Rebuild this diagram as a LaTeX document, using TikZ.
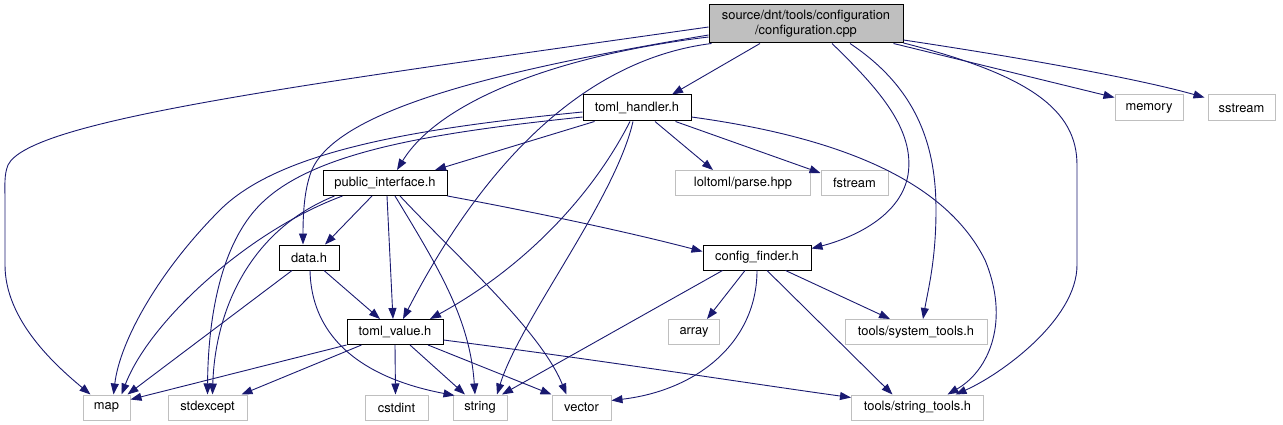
\documentclass[tikz,border=0pt]{standalone}
\usepackage{fontspec}
\setmainfont{TeX Gyre Heros}
\usetikzlibrary{arrows.meta,calc}
\definecolor{MidnightBlue}{HTML}{191970}
\definecolor{LeafGrey}{HTML}{BFBFBF}
\definecolor{MainGrey}{HTML}{BFBFBF}

\begin{document}
\begin{tikzpicture}[x=1pt, y=-1pt,
    box/.style={line width=1pt, inner sep=0pt, minimum height=25pt,
                font=\fontsize{12.9}{15}\selectfont},
    header/.style={box, draw=black, fill=MainGrey, align=center},
    filebox/.style={box, draw=black},
    extbox/.style={box, draw=LeafGrey},
    incl/.style={draw=MidnightBlue, line width=0.9pt,
                 -{Triangle[length=11pt,width=8pt]}}]
  \useasboundingbox (0,0) rectangle (1283,425);

  % files of the project
  \node[header, minimum width=194pt, minimum height=38pt] (main) at (806,24)
    {source/dnt/tools/configuration\\/configuration.cpp};
  \node[filebox, minimum width=108pt, minimum height=26pt] (handler) at (637,108) {toml\_handler.h};
  \node[filebox, minimum width=124pt] (iface) at (385,183) {public\_interface.h};
  \node[filebox, minimum width=60pt] (data) at (309,257.5) {data.h};
  \node[filebox, minimum width=108pt] (finder) at (757,257.5) {config\_finder.h};
  \node[filebox, minimum width=96pt] (value) at (395,332) {toml\_value.h};

  % headers that are not documented
  \node[extbox, minimum width=135pt] (parse) at (743,183) {loltoml/parse.hpp};
  \node[extbox, minimum width=67pt] (fstream) at (854.5,183) {fstream};
  \node[extbox, minimum width=68pt, minimum height=26pt] (memory) at (1149,108) {memory};
  \node[extbox, minimum width=67pt, minimum height=26pt] (sstream) at (1241.5,108) {sstream};
  \node[extbox, minimum width=51pt] (array) at (694,332) {array};
  \node[extbox, minimum width=142pt] (systools) at (916,332) {tools/system\_tools.h};
  \node[extbox, minimum width=47pt] (map) at (106.5,407.5) {map};
  \node[extbox, minimum width=79pt] (stdexcept) at (207.5,407.5) {stdexcept};
  \node[extbox, minimum width=63pt] (cstdint) at (396.5,407.5) {cstdint};
  \node[extbox, minimum width=54pt] (string) at (480,407.5) {string};
  \node[extbox, minimum width=59pt] (vector) at (581.5,407.5) {vector};
  \node[extbox, minimum width=132pt] (strtools) at (917.5,407.5) {tools/string\_tools.h};

  % configuration.cpp
  \draw[incl] ($(main.west)+(0,3)$) .. controls (300,85) and (30,120) .. (8,165)
    .. controls (4,175) and (5,185) .. (5,200) -- (5,265)
    .. controls (5,320) and (55,365) .. ($(map.north west)+(8,0)$);
  \draw[incl] ($(main.south)+(-46,0)$) -- ($(handler.north)+(35,0)$);
  \draw[incl] ($(main.west)+(0,13)$) .. controls (560,55) and (440,100) .. ($(iface.north)+(12,0)$);
  \draw[incl] ($(main.west)+(0,11)$) .. controls (500,70) and (330,110) .. (310,175)
    .. controls (305,190) and (303,210) .. ($(data.north)+(-6,0)$);
  \draw[incl] ($(main.south west)+(3,0)$) .. controls (580,60) and (480,170) .. ($(value.north)+(8,0)$);
  \draw[incl] ($(main.south)+(26,0)$) .. controls (880,90) and (915,130) .. (908,175)
    .. controls (900,220) and (845,240) .. ($(finder.north east)+(0,4)$);
  \draw[incl] ($(main.south)+(44,0)$) .. controls (920,90) and (936,150) .. (936,210)
    .. controls (936,260) and (928,290) .. ($(systools.north)+(7,0)$);
  \draw[incl] ($(main.east)+(0,19)$) .. controls (1030,75) and (1077,110) .. (1077,165) -- (1077,265)
    .. controls (1077,320) and (1000,375) .. ($(strtools.north)+(38,0)$);
  \draw[incl] ($(main.south east)+(-10,0)$) -- ($(memory.north west)+(0,3)$);
  \draw[incl] ($(main.east)+(0,16)$) .. controls (1050,62) and (1150,82) .. ($(sstream.north west)+(-3,3)$);

  % toml_handler.h
  \draw[incl] ($(handler.south west)+(12,0)$) -- ($(iface.north)+(50,0)$);
  \draw[incl] ($(handler.west)+(0,4)$) .. controls (420,128) and (280,150) .. (220,210)
    .. controls (160,270) and (120,340) .. ($(map.north)+(7,0)$);
  \draw[incl] ($(handler.west)+(0,9)$) .. controls (440,132) and (320,150) .. (265,200)
    .. controls (220,240) and (208,320) .. (stdexcept.north);
  \draw[incl] ($(handler.south)+(-7,0)$) .. controls (590,200) and (520,270) .. ($(value.north)+(35,0)$);
  \draw[incl] ($(handler.south)+(-4,0)$) .. controls (615,200) and (520,320) .. ($(string.north)+(17,0)$);
  \draw[incl] ($(handler.south)+(18,0)$) -- ($(parse.north)+(-30,0)$);
  \draw[incl] ($(handler.south east)+(-16,0)$) -- ($(fstream.north west)+(0,3)$);
  \draw[incl] ($(handler.east)+(0,9)$) .. controls (860,140) and (950,190) .. (985,260)
    .. controls (1010,320) and (990,370) .. ($(strtools.north)+(30,0)$);

  % public_interface.h
  \draw[incl] ($(iface.south)+(-13,0)$) -- ($(data.north)+(16,0)$);
  \draw[incl] ($(iface.south)+(2,0)$) -- ($(value.north)+(-2,0)$);
  \draw[incl] ($(iface.south west)+(20,0)$) .. controls (250,230) and (150,320) .. ($(map.north)+(15,0)$);
  \draw[incl] ($(iface.south west)+(12,0)$) .. controls (250,230) and (215,310) .. ($(stdexcept.north)+(5,0)$);
  \draw[incl] ($(iface.south)+(10,0)$) .. controls (440,270) and (470,320) .. ($(string.north)+(-5,0)$);
  \draw[incl] ($(iface.south)+(15,0)$) .. controls (460,260) and (540,330) .. ($(vector.north)+(-15,0)$);
  \draw[incl] (iface.south east) .. controls (550,215) and (640,235) .. ($(finder.west)+(0,-6)$);

  % data.h
  \draw[incl] ($(data.south)+(15,0)$) -- ($(value.north)+(-15,0)$);
  \draw[incl] ($(data.south)+(-17,0)$) -- ($(map.north east)+(-3,0)$);
  \draw[incl] ($(data.south)+(1,0)$) .. controls (312,360) and (400,385) .. ($(string.north west)+(2,1)$);

  % config_finder.h
  \draw[incl] ($(finder.south west)+(20,0)$) -- ($(string.north)+(22,0)$);
  \draw[incl] ($(finder.south)+(-12,0)$) -- ($(array.north)+(13,0)$);
  \draw[incl] (finder.south) .. controls (757,340) and (700,390) .. ($(vector.east)+(0,-7)$);
  \draw[incl] ($(finder.south)+(10,0)$) -- ($(strtools.north)+(-25,0)$);
  \draw[incl] ($(finder.south east)+(-26,0)$) -- ($(systools.north)+(-26,0)$);

  % toml_value.h
  \draw[incl] (value.south west) -- ($(map.north east)+(0,5)$);
  \draw[incl] ($(value.south west)+(15,0)$) -- ($(stdexcept.north east)+(-6,0)$);
  \draw[incl] (value.south) -- ($(cstdint.north)+(-1,0)$);
  \draw[incl] ($(value.south)+(15,0)$) -- ($(string.north)+(-15,0)$);
  \draw[incl] ($(value.south)+(33,0)$) -- ($(vector.north)+(-30,0)$);
  \draw[incl] ($(value.east)+(0,8)$) .. controls (600,360) and (760,385) .. ($(strtools.west)+(0,-10)$);
\end{tikzpicture}
\end{document}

- **Exercise directions**
Leave out the pictures and restate, word for word, the lines from the top of the data through the line containing "minimum width=96pt] (value)", both included.

- **Full response**
Rebuild this diagram as a LaTeX document, using TikZ.
\documentclass[tikz,border=0pt]{standalone}
\usepackage{fontspec}
\setmainfont{TeX Gyre Heros}
\usetikzlibrary{arrows.meta,calc}
\definecolor{MidnightBlue}{HTML}{191970}
\definecolor{LeafGrey}{HTML}{BFBFBF}
\definecolor{MainGrey}{HTML}{BFBFBF}

\begin{document}
\begin{tikzpicture}[x=1pt, y=-1pt,
    box/.style={line width=1pt, inner sep=0pt, minimum height=25pt,
                font=\fontsize{12.9}{15}\selectfont},
    header/.style={box, draw=black, fill=MainGrey, align=center},
    filebox/.style={box, draw=black},
    extbox/.style={box, draw=LeafGrey},
    incl/.style={draw=MidnightBlue, line width=0.9pt,
                 -{Triangle[length=11pt,width=8pt]}}]
  \useasboundingbox (0,0) rectangle (1283,425);

  % files of the project
  \node[header, minimum width=194pt, minimum height=38pt] (main) at (806,24)
    {source/dnt/tools/configuration\\/configuration.cpp};
  \node[filebox, minimum width=108pt, minimum height=26pt] (handler) at (637,108) {toml\_handler.h};
  \node[filebox, minimum width=124pt] (iface) at (385,183) {public\_interface.h};
  \node[filebox, minimum width=60pt] (data) at (309,257.5) {data.h};
  \node[filebox, minimum width=108pt] (finder) at (757,257.5) {config\_finder.h};
  \node[filebox, minimum width=96pt] (value) at (395,332) {toml\_value.h};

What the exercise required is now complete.